Обыватель препоручил свою личную совесть общепринятой правильности – так точно и фарисей подменил свою совесть принципиальностью, хоть и ученой. Обыватель упростил свое бытие (хотя и не быт), он не осмысляет мир, а только приспосабливается к нему, – но и фарисей – хоть и пытается направлять мир – не осмысляет (за него все осмыслила его вера). Обыватель узок (ибо узок его интерес), и фарисей – узок (ибо зашорен, ограничен принципом). Обыватель – формалист (например, как сказано, социальные признаки благополучия он предпочитает реальному благополучию, бывающему только индивидуального образца), настоящий фарисей – ригорист (формалист упертый). Обыватель верен общепринятому, сочетающему в себе не сочетаемое, и потому – и по-своему терпим, и по-своему фанатичен; фарисей фанатичен, но, ослабевая в рвении, превращается в простого формалиста, собирающего определенную дань принципу и ко всему прочему равнодушно-терпимого. Обыватель, если верит – то простой обрядовер; и фарисей, в самом глубоком смысле, есть совершенный обрядовер (ибо свел дух к букве). Обыватель насмешлив (хотя это распространяется только на отдельных «чудиков», не вписывающихся в широкое общепринятое), фарисей – чванлив (правда в отличие от обывателя это распространяется на большую часть человечества)…
Все эти параллели можно, конечно, углублять и продолжать.
Сноб и фарисей
Снобизм – термин, возникший почти через две тысячи лет после первых фарисеев.
И значит он – чванливая гордость принадлежностью к некоей предполагаемой «элите», «лучшим людям», «определенному кругу», то есть замкнутой группе людей, «своих», в которую как бы посвящают только сами ее члены; сама же элита различает себя по неким сверхценным опознавательным приметам – от, скажем, особого (одинакового в данной группе) понимания искусства или политических оценок до определенных внешних манер, способа одеваться или выражаться и т.д.
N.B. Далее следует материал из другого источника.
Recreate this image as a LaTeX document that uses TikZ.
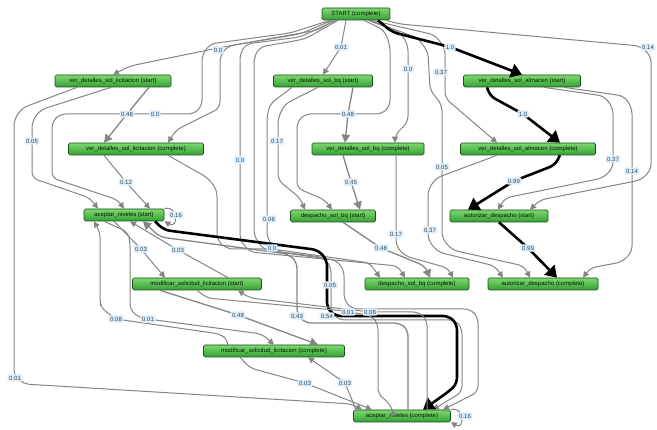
\documentclass[tikz,border=0pt]{standalone}
\usepackage{fontspec}
\newfontfamily\lbf{Liberation Sans}
\usetikzlibrary{arrows.meta}
\definecolor{ntop}{HTML}{7FD870}
\definecolor{nbot}{HTML}{34A034}
\definecolor{ndraw}{HTML}{1A4F1A}
\definecolor{egray}{HTML}{858585}
\definecolor{lfill}{HTML}{DEEDF7}
\definecolor{ltext}{HTML}{2E4A5E}
\tikzset{
  act/.style={draw=ndraw, line width=0.7pt, rounded corners=1.5pt, top color=ntop, bottom color=nbot,
    minimum height=12pt, inner sep=1pt, font=\lbf\fontsize{6}{7}\selectfont, text=black!90!green},
  e/.style={draw=egray, line width=1pt, rounded corners=6pt, -{Triangle[length=6pt,width=6pt]}},
  eh/.style={draw=egray, line width=1.3pt, rounded corners=6pt, -{Triangle[length=8pt,width=8.5pt]}},
  eb/.style={draw=black, line width=2.6pt, rounded corners=6pt, -{Triangle[length=11pt,width=14pt]}},
  lbl/.style={fill=lfill, text=ltext, font=\lbf\fontsize{6}{7}\selectfont, inner sep=1.5pt, rounded corners=1pt}
}
\begin{document}
\begin{tikzpicture}[x=1pt,y=-1pt]
\useasboundingbox[fill=white] (0,0) rectangle (657,430);
% nodes
\node[act, minimum width=68pt]  (S)   at (356,14)  {START (complete)};
\node[act, minimum width=116pt] (A1)  at (113,81)  {ver\_detalles\_sol\_licitacion (start)};
\node[act, minimum width=99pt]  (B1)  at (323,81)  {ver\_detalles\_sol\_bq (start)};
\node[act, minimum width=117pt] (C1)  at (522,81)  {ver\_detalles\_sol\_almacen (start)};
\node[act, minimum width=135pt] (A2)  at (136,149) {ver\_detalles\_sol\_licitacion (complete)};
\node[act, minimum width=112pt] (B2)  at (368,149) {ver\_detalles\_sol\_bq (complete)};
\node[act, minimum width=135pt] (C2)  at (528,149) {ver\_detalles\_sol\_almacen (complete)};
\node[act, minimum width=80pt]  (AN1) at (124,215) {aceptar\_niveles (start)};
\node[act, minimum width=85pt]  (D1)  at (333,216) {despacho\_sol\_bq (start)};
\node[act, minimum width=98pt]  (Z1)  at (499,216) {autorizar\_despacho (start)};
\node[act, minimum width=129pt] (M1)  at (197,284) {modificar\_solicitud\_licitacion (start)};
\node[act, minimum width=104pt] (D2)  at (417,284) {despacho\_sol\_bq (complete)};
\node[act, minimum width=110pt] (Z2)  at (543,284) {autorizar\_despacho (complete)};
\node[act, minimum width=141pt] (M2)  at (274,351) {modificar\_solicitud\_licitacion (complete)};
\node[act, minimum width=97pt]  (AN2) at (402,416) {aceptar\_niveles (complete)};

% edges from START
\draw[e] ([xshift=-22pt]S.south) -- (318,30) -- (218,48) -- (130,66) -- (A1.north);
\draw[e] ([xshift=-24pt]S.south) -- (300,34) -- (228,46) -- (220,56) -- (220,108) -- (176,130) -- ([xshift=32pt]A2.north);
\draw[e] ([xshift=-26pt]S.south) -- (290,33) -- (210,44) -- (202,55) -- (202,106) -- (194,114) -- (60,114) -- (52,122) -- (52,178) -- (118,200) -- (AN1.north);
\draw[e] ([xshift=-20pt]S.south) -- (300,37) -- (246,44) -- (240,54) -- (240,240) -- (250,252) -- (398,266) -- ([xshift=-12pt]D2.north);
\draw[e] ([xshift=-18pt]S.south) -- (305,39) -- (260,47) -- (254,57) -- (254,236) -- (264,250) -- (322,257) -- (331,266) -- (331,312) -- (339,320) -- (455,320) -- (462,328) -- (462,392) -- ([xshift=31pt]AN2.north);
\draw[e] ([xshift=-10pt]S.south) -- (341,47) -- (B1.north);
\draw[e] ([xshift=8pt]S.south) -- (384,30) -- (390,45) -- (390,106) -- (382,114) -- (305,114) -- (297,122) -- (297,188) -- (325,200) -- ([xshift=-1pt]D1.north);
\draw[e] ([xshift=12pt]S.south) -- (400,32) -- (408,45) -- (408,122) -- (395,135) -- ([xshift=27pt]B2.north);
\draw[e] ([xshift=16pt]S.south) -- (435,35) -- (445,48) -- (445,98) -- ([xshift=-31pt]C2.north);
\draw[e] ([xshift=14pt]S.south) -- (418,38) -- (428,52) -- (430,90) -- (442,105) -- (442,238) -- (452,250) -- (524,266) -- ([xshift=-13pt]Z2.north);
\draw[eb] ([xshift=22pt]S.south) -- (392,32) -- (450,47) -- (C1.north);
\draw[e] ([xshift=30pt]S.south) -- (400,24) -- (640,46) -- (651,56) -- (651,170) -- (641,180) -- (540,200) -- ([xshift=31pt]Z1.north);

% B1
\draw[eh] ([xshift=30pt]B1.south) -- (348,114) -- ([xshift=-23pt]B2.north);
\draw[e] ([xshift=-5pt]B1.south) -- (285,104) -- (278,118) -- (278,180) -- (300,198) -- ([xshift=-28pt]D1.north);
\draw[e] ([xshift=-31pt]B1.south) -- (270,104) -- (267,116) -- (267,238) -- (278,252) -- (336,260) -- (344,270) -- (344,300) -- (352,309) -- (470,309) -- (478,317) -- (478,392) -- ([xshift=41pt]AN2.north);

% A1
\draw[e] ([xshift=-36pt]A1.south) -- (22,108) -- (14,120) -- (14,376) -- (24,384) -- (352,404) -- ([xshift=-40pt]AN2.north);
\draw[e] ([xshift=-2pt]A1.south) -- (40,110) -- (32,122) -- (32,178) -- (90,198) -- ([xshift=-26pt]AN1.north);
\draw[eh] ([xshift=36pt]A1.south) -- (127,114) -- ([xshift=-32pt]A2.north);

% A2
\draw[e] ([xshift=-32pt]A2.south) -- (126,182) -- ([xshift=26pt]AN1.north);
\draw[e] ([xshift=32pt]A2.south) -- (208,178) -- (217,190) -- (217,240) -- (227,249) -- (272,249) -- (370,263) -- ([xshift=-37pt]D2.north);

% B2
\draw[eh] ([xshift=-25pt]B2.south) -- (351,182) -- ([xshift=27pt]D1.north);
\draw[e] ([xshift=28pt]B2.south) -- (396,246) -- (405,256) -- (448,268) -- ([xshift=36pt]D2.north);

% C1
\draw[eb] ([xshift=-35pt]C1.south) -- (490,96) -- (523,114) -- ([xshift=32pt]C2.north);
\draw[e] ([xshift=22pt]C1.south) -- (604,96) -- (613,108) -- (613,168) -- (603,178) -- (505,198) -- ([xshift=-1pt]Z1.north);
\draw[e] ([xshift=42pt]C1.south) -- (624,96) -- (632,108) -- (632,252) -- (622,262) -- (590,268) -- ([xshift=40pt]Z2.north);

% C2
\draw[eb] ([xshift=32pt]C2.south) -- (555,165) -- (514,181) -- ([xshift=-31pt]Z1.north);
\draw[e] ([xshift=-31pt]C2.south) -- (436,178) -- (428,190) -- (428,240) -- (438,252) -- (495,266) -- ([xshift=-40pt]Z2.north);

% D1, Z1
\draw[eh] ([xshift=10pt]D1.south) -- (381,248) -- (425,266) -- ([xshift=13pt]D2.north);
\draw[eb] (Z1.south) -- (528,248) -- ([xshift=14pt]Z2.north);

% aceptar / modificar
\draw[e] ([xshift=-10pt]AN1.south) -- (141,249) -- ([xshift=-32pt]M1.north);
\draw[e] ([xshift=31pt]M1.north) -- (178,250) -- ([xshift=6pt]AN1.south);
\draw[e] ([xshift=-20pt]AN1.south) -- (128,232) -- (130,242) -- (130,310) -- (140,318) -- (262,334) -- (M2.north);
\draw[e] ([xshift=-46pt]M2.north) -- (228,340) -- (220,334) -- (116,319) -- (101,308) -- (100,300) -- (100,232) -- ([xshift=-30pt]AN1.south);
\draw[eb] ([xshift=31pt]AN1.south) -- (164,230) -- (318,250) -- (327,260) -- (327,308) -- (335,316) -- (449,316) -- (457,324) -- (457,384) -- (448,392) -- ([xshift=21pt]AN2.north);
\draw[eh] ([xshift=6pt]AN2.north) -- (408,330) -- (400,323) -- (305,323) -- (297,314) -- (297,262) -- (288,254) -- (160,237) -- ([xshift=19pt]AN1.south);
\draw[e] ([xshift=25pt]AN2.north) -- (427,320) -- (419,312) -- (370,312) -- (250,298) -- ([xshift=41pt]M1.south);
\draw[e] (M1.south) -- (207,298) -- (345,311) -- (372,316) -- (378,324) -- (378,394) -- (390,404) -- ([xshift=-10pt]AN2.north);
\draw[eh] ([xshift=-37pt]M1.south) -- (238,315) -- ([xshift=44pt]M2.north);
\draw[e] ([xshift=-34pt]M2.south) -- (250,368) -- (305,383) -- ([xshift=-30pt]AN2.north);
\draw[e] ([xshift=-46pt]AN2.north) -- (345,383) -- ([xshift=34pt]M2.south);
\draw[e, rounded corners=0pt] (AN1.north east) .. controls +(14,-4) and +(14,8) .. (AN1.south east);
\draw[e, rounded corners=0pt] (AN2.north east) .. controls +(14,-4) and +(14,8) .. (AN2.south east);

% labels
\node[lbl] (l1) at (218,50) {0.0};
\node[lbl] (l2) at (341,47) {0.01};
\node[lbl] (l3) at (450,47) {1.0};
\node[lbl] (l4) at (648,47) {0.14};
\node[lbl] (l5) at (441,72) {0.37};
\node[lbl] (l6) at (408,69) {0.0};
\node[lbl] (l7) at (127,114) {0.48};
\node[lbl] (l8) at (155,114) {0.0};
\node[lbl] (l9) at (32,141) {0.05};
\node[lbl] (l10) at (348,114) {0.48};
\node[lbl] (l11) at (523,114) {1.0};
\node[lbl] (l12) at (277,141) {0.17};
\node[lbl] (l13) at (240,160) {0.0};
\node[lbl] (l14) at (613,159) {0.37};
\node[lbl] (l15) at (632,171) {0.14};
\node[lbl] (l16) at (126,182) {0.12};
\node[lbl] (l17) at (351,182) {0.45};
\node[lbl] (l18) at (514,181) {0.99};
\node[lbl] (l19) at (442,167) {0.05};
\node[lbl] (l20) at (176,215) {0.16};
\node[lbl] (l21) at (269,219) {0.06};
\node[lbl] (l22) at (430,230) {0.37};
\node[lbl] (l23) at (396,234) {0.17};
\node[lbl] (l24) at (381,248) {0.48};
\node[lbl] (l25) at (528,248) {0.99};
\node[lbl] (l26) at (141,249) {0.03};
\node[lbl] (l27) at (178,250) {0.03};
\node[lbl] (l28) at (272,248) {0.0};
\node[lbl] (l29) at (330,285) {0.05};
\node[lbl] (l30) at (348,312) {0.01};
\node[lbl] (l31) at (297,316) {0.43};
\node[lbl] (l32) at (327,316) {0.54};
\node[lbl] (l33) at (370,312) {0.08};
\node[lbl] (l34) at (116,319) {0.08};
\node[lbl] (l35) at (148,319) {0.01};
\node[lbl] (l36) at (238,315) {0.48};
\node[lbl] (l37) at (305,383) {0.03};
\node[lbl] (l38) at (345,383) {0.03};
\node[lbl] (l39) at (15,378) {0.01};
\node[lbl] (l40) at (465,416) {0.16};
\end{tikzpicture}
\end{document}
Характерно, что никакие достоинства сами по себе, например таланты, еще не составляют снобистского достоинства: это идет от родовых аристократов, для которых, скажем, хороший профессионал есть только хороший профессионал, подобно хорошей обслуге, и не более того. Сверхценные приметы «своих» могут быть на удивление ничтожными. Вот например одно из снобистских высказываний, автора коего, в силу характерности этого высказывания, даже не обязательно называть (цитата точная): «Когда вместо "есть" говорят "кушать", а вместо "скажите, пожалуйста" – "вы не подскажете?" – я понимаю, что этот человек, наверное, по большей части "не моей крови"»…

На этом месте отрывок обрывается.